Sen. Jeff Merkley speaks to the crowd at a ribbon cutting for Three Sisters and Tumalo Irrigation Districts on March 19, 2019. 

With the Senate impeachment trial set to start Tuesday morning, the push by Democrats — including Oregon’s two Senators — for additional witnesses to testify is intensifying. 

Oregon Sen. Jeff Merkley said the ability to call more witnesses and review more documents goes “right to the heart of whether the Senate is going to conduct a full and fair trial.” 

Merkley told OPB it wasn't the House's job or their goal to try to conduct the equivalent of a trial.

“Instead, they were looking at it — as envisioned in the Constitution — as to whether there was enough information to say there should be a trial,” he said. 

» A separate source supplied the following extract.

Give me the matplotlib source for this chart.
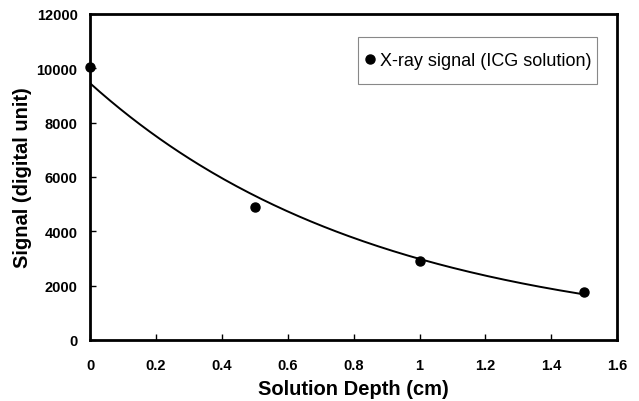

Now, the real trial begins. 

"No trial simply looks at the information provided in the indictment. You continue to gather and deepen the richness of the information that bears on both sides.” Merkley said he’s hoping that the two sides agree to call an equal number of witnesses.

But in order for that to happen, at least four Senate Republicans would have to side with Senate Democrats. 

“Given the fact that additional information is coming out practically every single day, I believe a lot of those (Republican) Senators are saying, ‘If I vote against witnesses and documents and then information comes out later and people say, ‘You should have had that and you should have used that in your process of being fair,'" Sen. Ron Wyden said.

"History will not look kindly on those who resisted getting the evidence."

Both Senators said they hope to hear from people who communicated directly with President Trump, including former national security adviser John Bolton and the president’s Acting Chief of Staff Mick Mulvaney. 

The Senators said it’s important to better understand the key issue, whether the president withheld U.S. aid to Ukraine in order to compel that government to investigate his domestic political rival. 

The president is pushing Republicans to move quickly to reject the articles of impeachment and acquit him. The White House has said the House impeachment hearings violated Trump’s right to due process. 

Four Senate Republicans would have to agree with the Democrats in order for additional witnesses to be heard.